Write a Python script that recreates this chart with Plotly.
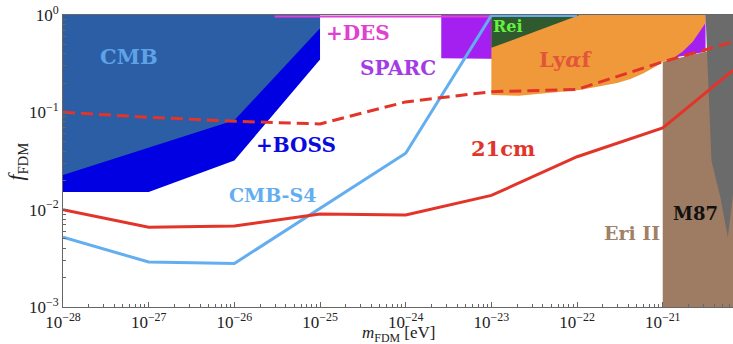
import math
import plotly.graph_objects as go

# ---------------- data (m_FDM in eV, f_FDM) ----------------
x_max = 10 ** -20.18

boss_m = [1e-28, 1e-27, 1e-26, 1e-25, 1e-25, 1e-28]
boss_f = [0.0152, 0.0152, 0.032, 0.35, 1.0, 1.0]

cmb_m = [1e-28, 1e-25, 1e-25, 1e-26, 1e-28]
cmb_f = [1.0, 1.0, 0.73, 0.083, 0.0227]

des_m = [2.95e-26, 1e-23]
des_f = [0.965, 0.965]

eri_m = [1e-21, 1e-21, 3.16e-21, 1e-20, 1e-20]
eri_f = [0.00095, 0.33, 0.42, 0.56, 0.00095]

sparc_m = [2.6e-24, 3.16e-21, 3.16e-21, 1.48e-21, 1e-21, 1e-23, 2.6e-24]
sparc_f = [1.0, 1.0, 0.42, 0.37, 0.34, 0.36, 0.36]

lya_m = [1e-23, 3.16e-21, 3.16e-21, 2.24e-21, 1.7e-21, 1.32e-21, 1e-21,
         8.5e-22, 5.9e-22, 4.2e-22, 2.95e-22, 1.07e-22, 2.1e-23, 1e-23]
lya_f = [1.0, 1.0, 0.83, 0.53, 0.42, 0.36, 0.33,
         0.30, 0.25, 0.22, 0.20, 0.17, 0.148, 0.151]

rei_m = [1e-23, 1.07e-22, 1e-23]
rei_f = [1.0, 1.0, 0.46]

m87_m = [3.16e-21, 3.47e-21, 3.7e-21, 4.7e-21, 5.75e-21, 6.5e-21, 7.0e-21, 8e-21, 8e-21]
m87_f = [1.0, 0.106, 0.032, 0.0135, 0.0052, 0.0126, 0.026, 0.1, 1.0]

s4_m = [1e-28, 1e-27, 1e-26, 1e-24, 1e-23, 1e-22]
s4_f = [0.0052, 0.0029, 0.0028, 0.038, 0.99, 0.99]

cm21_m = [1e-28, 1e-27, 1e-26, 1e-25, 1e-24, 1e-23, 1e-22, 1e-21, x_max]
cm21_f = [0.010, 0.0066, 0.0068, 0.0090, 0.0088, 0.014, 0.035, 0.069, 0.27]

cm21d_m = [1e-28, 1e-27, 1e-26, 1e-25, 1e-24, 1e-23, 1e-22, 1e-21, x_max]
cm21d_f = [0.10, 0.089, 0.081, 0.076, 0.128, 0.163, 0.172, 0.33, 0.53]

x_tickvals = [1e-28, 1e-27, 1e-26, 1e-25, 1e-24, 1e-23, 1e-22, 1e-21]
x_ticktext = ["10<sup>−28</sup>", "10<sup>−27</sup>", "10<sup>−26</sup>", "10<sup>−25</sup>",
              "10<sup>−24</sup>", "10<sup>−23</sup>", "10<sup>−22</sup>", "10<sup>−21</sup>"]
y_tickvals = [1e-3, 1e-2, 1e-1, 1e0]
y_ticktext = ["10<sup>−3</sup>", "10<sup>−2</sup>", "10<sup>−1</sup>", "10<sup>0</sup>"]

x_title = "<i>m</i><sub>FDM</sub> [eV]"
y_title = "<i>f</i><sub>FDM</sub>"

labels = [
    ("CMB", 10 ** -27.23, 10 ** -0.43, "#5ea3e6", 21),
    ("+DES", 10 ** -24.56, 10 ** -0.185, "#e040d0", 20),
    ("SPARC", 10 ** -24.09, 10 ** -0.545, "#a43ce6", 20),
    ("+BOSS", 10 ** -25.28, 10 ** -1.336, "#0a0ae0", 20),
    ("CMB-S4", 10 ** -25.56, 10 ** -1.85, "#63aef0", 19),
    ("21cm", 10 ** -22.87, 10 ** -1.367, "#e3342a", 21),
    ("Rei", 10 ** -22.81, 10 ** -0.123, "#66f040", 16),
    ("Ly<i>α</i>f", 10 ** -22.13, 10 ** -0.46, "#e3553a", 21),
    ("Eri II", 10 ** -21.36, 10 ** -2.24, "#a08066", 19),
    ("M87", 10 ** -20.62, 10 ** -2.04, "#111111", 18),
]

# ---------------- figure ----------------
fig = go.Figure()


def region(m, f, color):
    fig.add_trace(go.Scatter(x=m, y=f, mode="lines", fill="toself", fillcolor=color,
                             line=dict(width=0, color=color), hoverinfo="skip"))


region(boss_m, boss_f, "#0000e2")
region(cmb_m, cmb_f, "#2c5ea6")
region(eri_m, eri_f, "#9e7b63")
region(sparc_m, sparc_f, "#a420f0")
fig.add_trace(go.Scatter(x=des_m, y=des_f, mode="lines",
                         line=dict(color="#e040d8", width=2), hoverinfo="skip"))
region(lya_m, lya_f, "#f0993a")
region(rei_m, rei_f, "#2e5a2e")
region(m87_m, m87_f, "#6b6b6b")

fig.add_trace(go.Scatter(x=s4_m, y=s4_f, mode="lines",
                         line=dict(color="#63aef0", width=3), hoverinfo="skip"))
fig.add_trace(go.Scatter(x=cm21d_m, y=cm21d_f, mode="lines",
                         line=dict(color="#e3342a", width=3, dash="12px,6px"), hoverinfo="skip"))
fig.add_trace(go.Scatter(x=cm21_m, y=cm21_f, mode="lines",
                         line=dict(color="#e3342a", width=3), hoverinfo="skip"))

for text, lx, ly, col, sz in labels:
    fig.add_annotation(x=math.log10(lx), y=math.log10(ly), text="<b>%s</b>" % text,
                       showarrow=False, xanchor="center", yanchor="middle",
                       font=dict(family="DejaVu Serif", size=sz, color=col))

# axis titles as paper-anchored annotations
fig.add_annotation(xref="paper", yref="paper", x=0.5, y=-0.094, text=x_title,
                   showarrow=False, xanchor="center", yanchor="middle",
                   font=dict(family="Liberation Serif", size=17, color="#222222"))
fig.add_annotation(xref="paper", yref="paper", x=-0.068, y=0.5, text=y_title,
                   showarrow=False, xanchor="center", yanchor="middle", textangle=-90,
                   font=dict(family="Liberation Serif", size=21, color="#222222"))

minor_x = [k * 10.0 ** n for n in range(-28, -19) for k in range(2, 10)]
minor_y = [k * 10.0 ** n for n in range(-3, 0) for k in range(2, 10)]

axis_common = dict(
    showgrid=False, zeroline=False, showline=True, linecolor="#666666", linewidth=1,
    ticks="inside", ticklen=5, tickcolor="#666666", tickwidth=1, automargin=False,
    tickfont=dict(family="Liberation Serif", size=17, color="#222222"),
)

fig.update_xaxes(type="log", range=[-28, math.log10(x_max)], mirror=True,
                 tickmode="array", tickvals=x_tickvals, ticktext=x_ticktext,
                 minor=dict(ticks="inside", ticklen=3, tickcolor="#666666",
                            tickmode="array", tickvals=minor_x, showgrid=False),
                 **axis_common)
fig.update_yaxes(type="log", range=[-3, 0],
                 tickmode="array", tickvals=y_tickvals, ticktext=y_ticktext,
                 minor=dict(ticks="inside", ticklen=3, tickcolor="#666666",
                            tickmode="array", tickvals=minor_y, showgrid=False),
                 **axis_common)

fig.update_layout(
    width=733, height=344, showlegend=False,
    margin=dict(l=63, r=0, t=15, b=37),
    paper_bgcolor="white", plot_bgcolor="white",
)

fig.write_html("out.html", config={"displayModeBar": False},
               post_script="document.body.style.margin='0';document.body.style.overflow='hidden';")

****************************************

[Exercise brief]
Output the data above without changes, apart from leaving out the pictures.

[Written solution]
Write a Python script that recreates this chart with Plotly.
import math
import plotly.graph_objects as go

# ---------------- data (m_FDM in eV, f_FDM) ----------------
x_max = 10 ** -20.18

boss_m = [1e-28, 1e-27, 1e-26, 1e-25, 1e-25, 1e-28]
boss_f = [0.0152, 0.0152, 0.032, 0.35, 1.0, 1.0]

cmb_m = [1e-28, 1e-25, 1e-25, 1e-26, 1e-28]
cmb_f = [1.0, 1.0, 0.73, 0.083, 0.0227]

des_m = [2.95e-26, 1e-23]
des_f = [0.965, 0.965]

eri_m = [1e-21, 1e-21, 3.16e-21, 1e-20, 1e-20]
eri_f = [0.00095, 0.33, 0.42, 0.56, 0.00095]

sparc_m = [2.6e-24, 3.16e-21, 3.16e-21, 1.48e-21, 1e-21, 1e-23, 2.6e-24]
sparc_f = [1.0, 1.0, 0.42, 0.37, 0.34, 0.36, 0.36]

lya_m = [1e-23, 3.16e-21, 3.16e-21, 2.24e-21, 1.7e-21, 1.32e-21, 1e-21,
         8.5e-22, 5.9e-22, 4.2e-22, 2.95e-22, 1.07e-22, 2.1e-23, 1e-23]
lya_f = [1.0, 1.0, 0.83, 0.53, 0.42, 0.36, 0.33,
         0.30, 0.25, 0.22, 0.20, 0.17, 0.148, 0.151]

rei_m = [1e-23, 1.07e-22, 1e-23]
rei_f = [1.0, 1.0, 0.46]

m87_m = [3.16e-21, 3.47e-21, 3.7e-21, 4.7e-21, 5.75e-21, 6.5e-21, 7.0e-21, 8e-21, 8e-21]
m87_f = [1.0, 0.106, 0.032, 0.0135, 0.0052, 0.0126, 0.026, 0.1, 1.0]

s4_m = [1e-28, 1e-27, 1e-26, 1e-24, 1e-23, 1e-22]
s4_f = [0.0052, 0.0029, 0.0028, 0.038, 0.99, 0.99]

cm21_m = [1e-28, 1e-27, 1e-26, 1e-25, 1e-24, 1e-23, 1e-22, 1e-21, x_max]
cm21_f = [0.010, 0.0066, 0.0068, 0.0090, 0.0088, 0.014, 0.035, 0.069, 0.27]

cm21d_m = [1e-28, 1e-27, 1e-26, 1e-25, 1e-24, 1e-23, 1e-22, 1e-21, x_max]
cm21d_f = [0.10, 0.089, 0.081, 0.076, 0.128, 0.163, 0.172, 0.33, 0.53]

x_tickvals = [1e-28, 1e-27, 1e-26, 1e-25, 1e-24, 1e-23, 1e-22, 1e-21]
x_ticktext = ["10<sup>−28</sup>", "10<sup>−27</sup>", "10<sup>−26</sup>", "10<sup>−25</sup>",
              "10<sup>−24</sup>", "10<sup>−23</sup>", "10<sup>−22</sup>", "10<sup>−21</sup>"]
y_tickvals = [1e-3, 1e-2, 1e-1, 1e0]
y_ticktext = ["10<sup>−3</sup>", "10<sup>−2</sup>", "10<sup>−1</sup>", "10<sup>0</sup>"]

x_title = "<i>m</i><sub>FDM</sub> [eV]"
y_title = "<i>f</i><sub>FDM</sub>"

labels = [
    ("CMB", 10 ** -27.23, 10 ** -0.43, "#5ea3e6", 21),
    ("+DES", 10 ** -24.56, 10 ** -0.185, "#e040d0", 20),
    ("SPARC", 10 ** -24.09, 10 ** -0.545, "#a43ce6", 20),
    ("+BOSS", 10 ** -25.28, 10 ** -1.336, "#0a0ae0", 20),
    ("CMB-S4", 10 ** -25.56, 10 ** -1.85, "#63aef0", 19),
    ("21cm", 10 ** -22.87, 10 ** -1.367, "#e3342a", 21),
    ("Rei", 10 ** -22.81, 10 ** -0.123, "#66f040", 16),
    ("Ly<i>α</i>f", 10 ** -22.13, 10 ** -0.46, "#e3553a", 21),
    ("Eri II", 10 ** -21.36, 10 ** -2.24, "#a08066", 19),
    ("M87", 10 ** -20.62, 10 ** -2.04, "#111111", 18),
]

# ---------------- figure ----------------
fig = go.Figure()


def region(m, f, color):
    fig.add_trace(go.Scatter(x=m, y=f, mode="lines", fill="toself", fillcolor=color,
                             line=dict(width=0, color=color), hoverinfo="skip"))


region(boss_m, boss_f, "#0000e2")
region(cmb_m, cmb_f, "#2c5ea6")
region(eri_m, eri_f, "#9e7b63")
region(sparc_m, sparc_f, "#a420f0")
fig.add_trace(go.Scatter(x=des_m, y=des_f, mode="lines",
                         line=dict(color="#e040d8", width=2), hoverinfo="skip"))
region(lya_m, lya_f, "#f0993a")
region(rei_m, rei_f, "#2e5a2e")
region(m87_m, m87_f, "#6b6b6b")

fig.add_trace(go.Scatter(x=s4_m, y=s4_f, mode="lines",
                         line=dict(color="#63aef0", width=3), hoverinfo="skip"))
fig.add_trace(go.Scatter(x=cm21d_m, y=cm21d_f, mode="lines",
                         line=dict(color="#e3342a", width=3, dash="12px,6px"), hoverinfo="skip"))
fig.add_trace(go.Scatter(x=cm21_m, y=cm21_f, mode="lines",
                         line=dict(color="#e3342a", width=3), hoverinfo="skip"))

for text, lx, ly, col, sz in labels:
    fig.add_annotation(x=math.log10(lx), y=math.log10(ly), text="<b>%s</b>" % text,
                       showarrow=False, xanchor="center", yanchor="middle",
                       font=dict(family="DejaVu Serif", size=sz, color=col))

# axis titles as paper-anchored annotations
fig.add_annotation(xref="paper", yref="paper", x=0.5, y=-0.094, text=x_title,
                   showarrow=False, xanchor="center", yanchor="middle",
                   font=dict(family="Liberation Serif", size=17, color="#222222"))
fig.add_annotation(xref="paper", yref="paper", x=-0.068, y=0.5, text=y_title,
                   showarrow=False, xanchor="center", yanchor="middle", textangle=-90,
                   font=dict(family="Liberation Serif", size=21, color="#222222"))

minor_x = [k * 10.0 ** n for n in range(-28, -19) for k in range(2, 10)]
minor_y = [k * 10.0 ** n for n in range(-3, 0) for k in range(2, 10)]

axis_common = dict(
    showgrid=False, zeroline=False, showline=True, linecolor="#666666", linewidth=1,
    ticks="inside", ticklen=5, tickcolor="#666666", tickwidth=1, automargin=False,
    tickfont=dict(family="Liberation Serif", size=17, color="#222222"),
)

fig.update_xaxes(type="log", range=[-28, math.log10(x_max)], mirror=True,
                 tickmode="array", tickvals=x_tickvals, ticktext=x_ticktext,
                 minor=dict(ticks="inside", ticklen=3, tickcolor="#666666",
                            tickmode="array", tickvals=minor_x, showgrid=False),
                 **axis_common)
fig.update_yaxes(type="log", range=[-3, 0],
                 tickmode="array", tickvals=y_tickvals, ticktext=y_ticktext,
                 minor=dict(ticks="inside", ticklen=3, tickcolor="#666666",
                            tickmode="array", tickvals=minor_y, showgrid=False),
                 **axis_common)

fig.update_layout(
    width=733, height=344, showlegend=False,
    margin=dict(l=63, r=0, t=15, b=37),
    paper_bgcolor="white", plot_bgcolor="white",
)

fig.write_html("out.html", config={"displayModeBar": False},
               post_script="document.body.style.margin='0';document.body.style.overflow='hidden';")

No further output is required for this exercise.